I planned on adding a few pics to this post, but due to the fact that were getting our first real deluge since late July here in Southern Indiana I am entirely to lazy (and warm, thank you wood heat!) to bother going out and getting soaked to take some pics at the moment.

One of the many things that allows me to continue running this farm on less than a shoestring budget is my ability to trade and barter as well as my uncanny knack for "lucking out" and coming accross discarded things which people no longer need or want to deal with. I am thankful for all of it.

A recent example (pair this with my Gamebird Feed Ration recipie below) was the sudden thought that crossed my mind while picking up a "Jack O' Lantern" with Kim for Halloween (we don't grown jack o' lanterns here). We picked ours up the weekend of Halloween from a local farmers market vendor who we know fairly well, business seemed slow at their stand so I took note of the hundreds of pumkins setting around thinking; "turkeys love c-pepos and they don't need to be cooked to be palatable....hmmmm."

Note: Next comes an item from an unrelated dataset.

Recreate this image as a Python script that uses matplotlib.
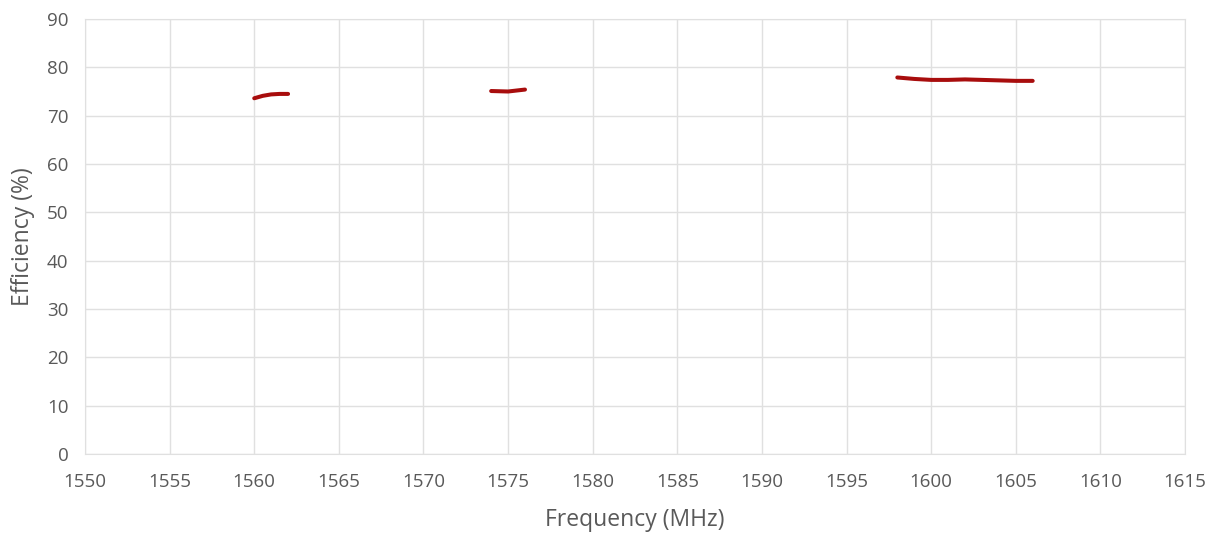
import matplotlib
matplotlib.use("Agg")
import matplotlib.pyplot as plt

# three measured bands
freq_l1 = [1560, 1560.5, 1561, 1561.5, 1562]
eff_l1 = [73.6, 74.1, 74.4, 74.5, 74.5]

freq_l2 = [1574, 1575, 1576]
eff_l2 = [75.1, 75.0, 75.4]

freq_l3 = [1598, 1599, 1600, 1601, 1602, 1603, 1604, 1605, 1606]
eff_l3 = [77.9, 77.6, 77.4, 77.4, 77.5, 77.4, 77.3, 77.2, 77.2]

xticks = list(range(1550, 1616, 5))
yticks = list(range(0, 91, 10))


def main():
    plt.rcParams['font.family'] = ['Open Sans', 'DejaVu Sans']
    fig = plt.figure(figsize=(12.16, 5.43), dpi=100)
    ax = fig.add_axes([85 / 1216, 89 / 543, 1100 / 1216, 435 / 543])

    red = "#a80d0d"
    for xs, ys in [(freq_l1, eff_l1), (freq_l2, eff_l2), (freq_l3, eff_l3)]:
        ax.plot(xs, ys, color=red, lw=2.9, solid_capstyle='round')

    ax.set_xlim(1550, 1615)
    ax.set_ylim(0, 90)
    ax.set_xticks(xticks)
    ax.set_yticks(yticks)
    ax.grid(True, color="#e0e0e0", lw=1)
    ax.set_axisbelow(True)
    for s in ax.spines.values():
        s.set_color("#e0e0e0")
    ax.tick_params(axis='x', length=0, colors="#595959", labelsize=13.5, pad=14)
    ax.tick_params(axis='y', length=0, colors="#595959", labelsize=13.5, pad=12)
    ax.set_xlabel("Frequency (MHz)", color="#595959", fontsize=16.5, va='center')
    ax.set_ylabel("Efficiency (%)", color="#595959", fontsize=16.5, va='center')
    ax.xaxis.set_label_coords(0.5, -66 / 435)
    ax.yaxis.set_label_coords(-62 / 1100, 0.5)

    fig.savefig("out.png", dpi=100)


if __name__ == "__main__":
    main()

Needless to say, the following week I came home with a loaded down truck full of pumpkins that I placed in the corn crib for short term storage as I knew they would be fed out quickly and also don't store well. To the farmers who gave us the pumpkins sustainable agriculture is a term that applies to other farms such as mine, they don't raise any animals and they don't make compost so the pumpkins to them were just the source of future cleanup, to us though they represented a valuable source of food and nutrition (as well as a wormer via the seeds) for our turkey flock. Everyone gets something from the deal so to speak and I put what would have been an absolute waste of soil fertility and food to good use here on the farm. Of course as soon as the turkeys are "finished" with them they will find their way via turkey manure to the corn crop to feed the turkeys next season.

Another fantastic example (a bit of a "follow up" to the post about trading nursery stock for quail and turkeys) involves the current peasant barn project. I was running short on metal and lumber and in need of resources quickly to finish the infrastructure of the building prior to the setting in of inclimate weather. A fellow friend of mine (and resource scavenger) just happened to be in need of some turkeys hens and toms and also just happened to have nearly the exact amount of metal and lumber I was looking for on hand, all was second hand material but in good shape. I had extra toms and hens that weren't needed as they didn't match my turkey breeding program requirements and a quick trade was facilitated. We both came out on top.

If you've read this blog long enough, you know these are fairly common occurences with me. Resources are out there if you are looking for them and don't ever forget about the power of the "gray" market that is craiglist or the "black market" that is under the table trade.